Tentu saja pesantren pun mengalami transformasi. Juga menemui berbagai tantangan yang tidak mudah. Beberapa tradisi membawa dampak tak terduga. Misalnya, kultur tawadu (merendahkan hati dan taat) kepada kiai, bergeser menjadi relasi kuasa ketika kiai mendelegasikan sebagian wewenangnya kepada pengelola pesantren atau santri senior. Ini meningkatkan risiko terjadinya tindak kekerasan kepada para santri yunior, sebagaimana terungkap dalam berbagai kasus kekerasan akhir-akhir ini.
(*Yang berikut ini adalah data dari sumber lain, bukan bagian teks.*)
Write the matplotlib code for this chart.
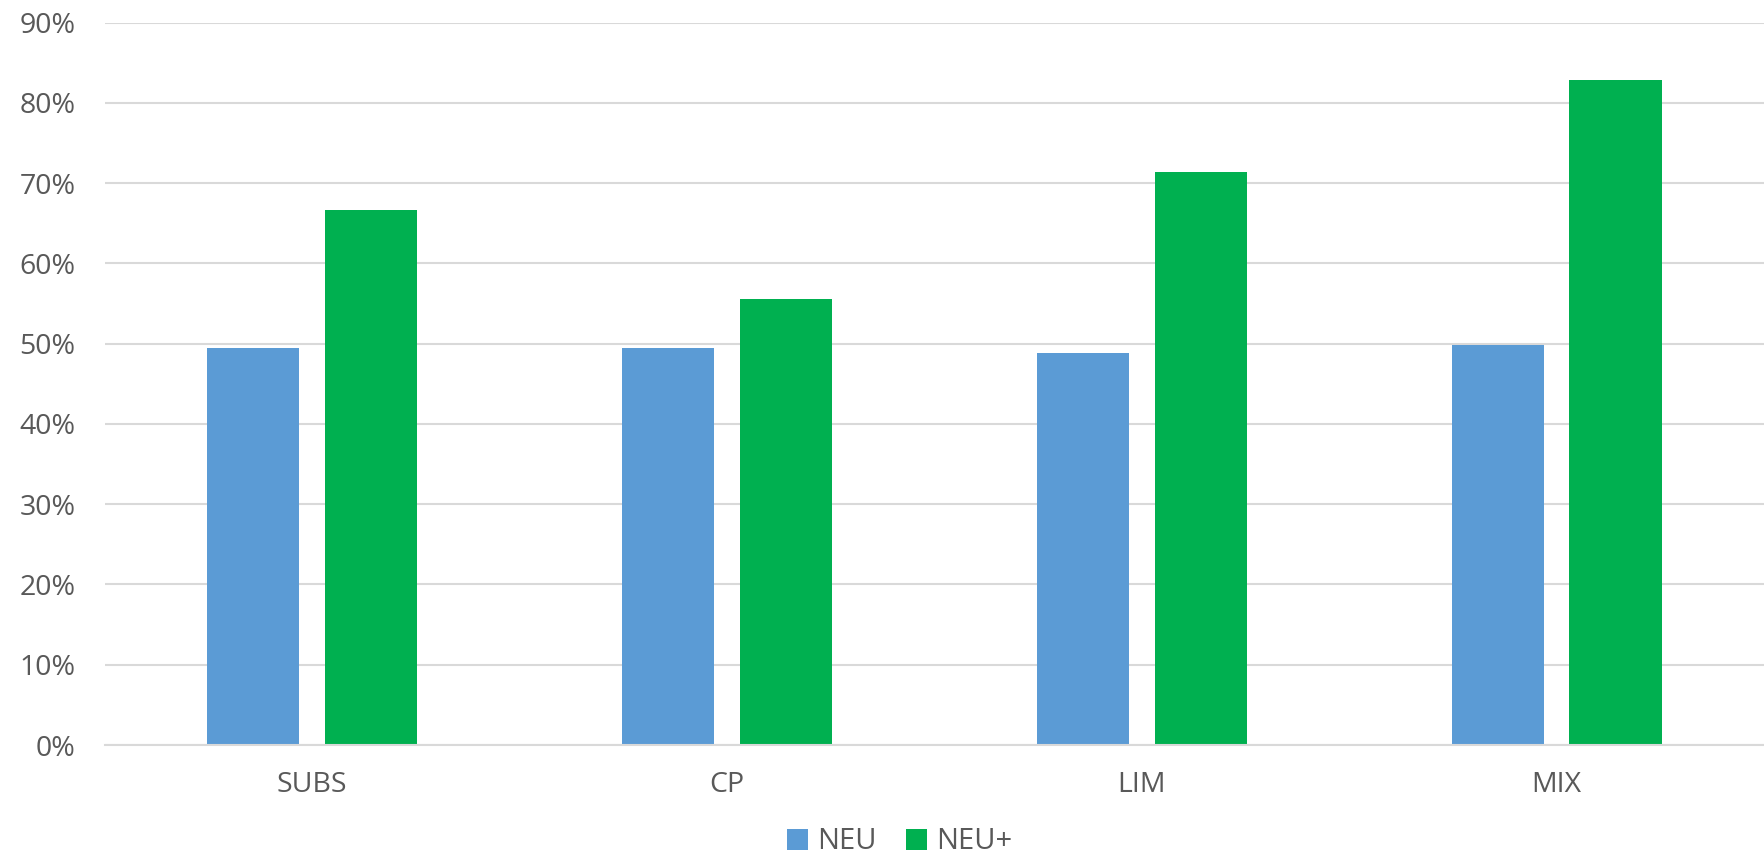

Namun, tantangan terbesar bagi pesantren adalah perubahan zaman yang membawa kebutuhan yang berbeda. Dunia pesantren yang dulu mengkhususkan pada pendidikan agama Islam harus beradaptasi dengan kebutuhan santri mendapatkan ilmu-ilmu umum.
Maka, reorientasi sistem pendidikan pesantren menjadi sangat penting. Merujuk dokumen Kementerian Agama terkait pengembangan pesantren, tidak cukup hanya mencetak santri ahli ilmu agama, pesantren perlu memperluasnya menjadi mencetak santri mutafaqih fiddin wa faqih fi mashalihil khalqi (ahli ilmu agama dan menguasai ilmu terkait kemaslahatan umat manusia). Ilmu kesejahteraan, kesehatan, pengelolaan lingkungan, dan lain-lain menjadi penting untuk dikembangkan.
Selain itu, pesantren juga diharapkan untuk merebut ruang rujukan utama kehidupan keberagamaan guna mempromosikan corak Islam rahmatan lil alamin, alih-alih corak ber-Islam yang eksklusif dan cenderung memaksakan kehendak yang beberapa dekade ini mendominasi umat Islam di Indonesia. Pesantren haruslah menjadi pencetak para ustaz yang mampu mengambil kepemimpinan dakwah penuh rahmat.
Setiap zaman membawa tantangannya, membawa jihadnya. Apabila dulu berjihad menjaga kemerdekaan, saat ini para santri diminta untuk berjihad menjaga wajah Islam ramah di Indonesia.
Begitu besar harapan bangsa kepada para santri, sejak dulu sampai sekarang. Semoga para santri dapat memenuhi panggilan jihad ini, menjalankan perannya untuk menjadi satpam Indonesia.